My son is getting used to Mr. D being there everyday after school.  We’ve had family dinner each night and the consistency and routine of family time at the table is so defining.  With one child to feed and myself not a high priority, dinner was hit and miss at times.  I’d make something simple for the boy and he’d eat on the couch many an evening. He feels the change and I’m happy for it.  I love taking care of my new family. 

Evenings have been relaxed and enjoyable.  Mr. D gets up earlier then us so we’re finding a routine of adult time at his bedtime then I have solo time with my son afterwards for remaining homework and bedtime.  

It’s new to have sex in a tiny home with my teenager in the other room but we accomplished it one night so far.  It was quiet but still hot and needy.  One more variety to add to our repertoire. 

All-in-all it’s been a perfect first week together.

Expectations

The marathon happened on Thursday.  Today Daddy had me write for him and while he read it he had me worship his cock. He thanked me for my honesty in writing and asked if there was anything I’d change about Thursday’s play.  We talked about things we could do to help put the day behind us so that I would be better able to be fully in the moment on the week days.  

This brought more talk and it turned out to be a really wonderful sharing between us. I write for many reasons.  One of them is that I still work on ways to communicate better.  I hesitate to bring things up at times or to speak up.  I work really hard to communicate fully.  I realize that it is my failing so I do everything I can to mitigate that. Writing all the thoughts and actions of our dynamic from my point of view gives Daddy another way to see me and guide us. 

Because we talked things out so thoroughly, I have less of a need to write about Friday night but I will do so anyway.  I arrived at Mr. D’s house later than usual. My evening had devolved from the normal routine so after a long day I was harried and tired.  I showed up unshowered and in my work clothes.  As we said our hellos and he finished the show he was watching, I kept yawning. The marathon sex the night before had kept us up pretty late.

He said I could have a shower then we’d relax in the bedroom. Once I was clean we got in bed and next thing I know I’m between his legs sucking his cock.  How did I get there?  The usual way of one thing leading to another.  

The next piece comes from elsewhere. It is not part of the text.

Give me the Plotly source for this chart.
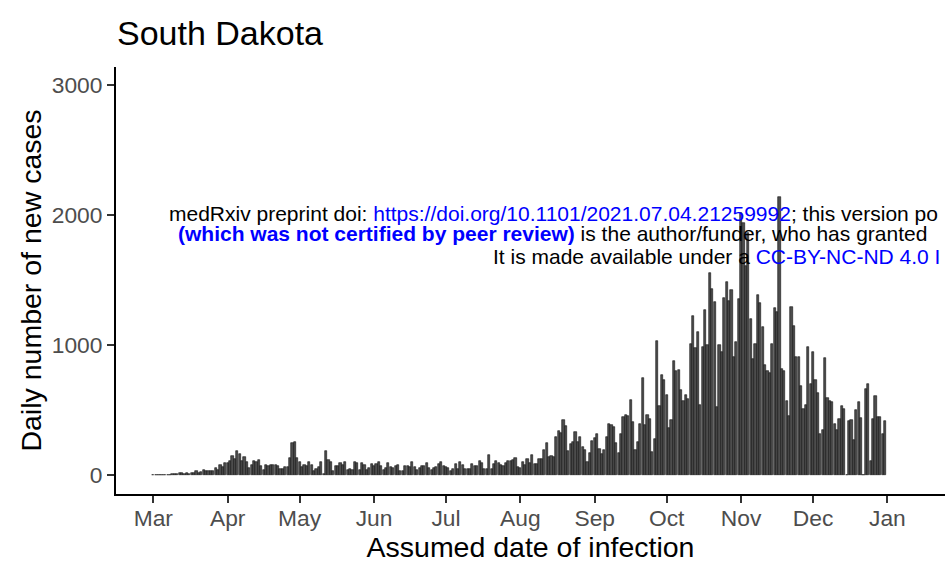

We moved on to sex.  I was so tired I don’t remember specifics.  I know I rallied.  I know he took me to that place where our passion transcends everything else. I know I was shocked at how incredibly wet I got.  Whatever he did it triggered me big time.  I felt how wet I was as he thrust inside me, I could feel the wetness seep to the sheets under me. 

He got between my legs and was pleasing me.  I was rhything under him and he told me that he would keep doing what he was doing but I would have to direct him.  He wanted me to tell him faster, slower, harder, etc.  I know what he wanted.  I thought he was a dear sweet Daddy for wanting to know exactly how to please me.  Right then though I was so tired there was just no way I could.  I told him, “I don’t know Daddy. I don’t know!”  It was a hard enough task if I had been awake.  Half asleep it was impossible.

He began fucking me again and looked down into my eyes. “What’s wrong? You look pained.”  He stopped and looked down at me waiting for an answer.

“Daddy, I’m… I’m just so tired.”  I moaned. “I’m sorry.” I was upset all of a sudden.

“We didn’t have to have sex silly woman.  I brought you in here to rest.  Roll over, go to sleep.”  He pushed me over and threw the blanket over me. I closed my eyes.  I was so exhausted right then but I was immediately so sad.  

In my diminished state I got so disappointed at myself.  I didn’t want to let him down.  And then I did even worse and gave him sex with a zombie sleepy woman, great. And I let myself down by not speaking up for myself, one of my very worst shortcomings.  It was a trifecta of me fucking up.

Right then I heard from the other side of the bed, “Get out of your head, I’m not upset with you.” I nodded and tears just started rolling.  He can read my damned thoughts now too.  I can’t hide at all, I was a mess. I pulled him around me and held onto him for support.  Oh, how I love him for knowing me, for seeing what I go through and why. And most of all for taking care of me so well. I am truly blessed to be his.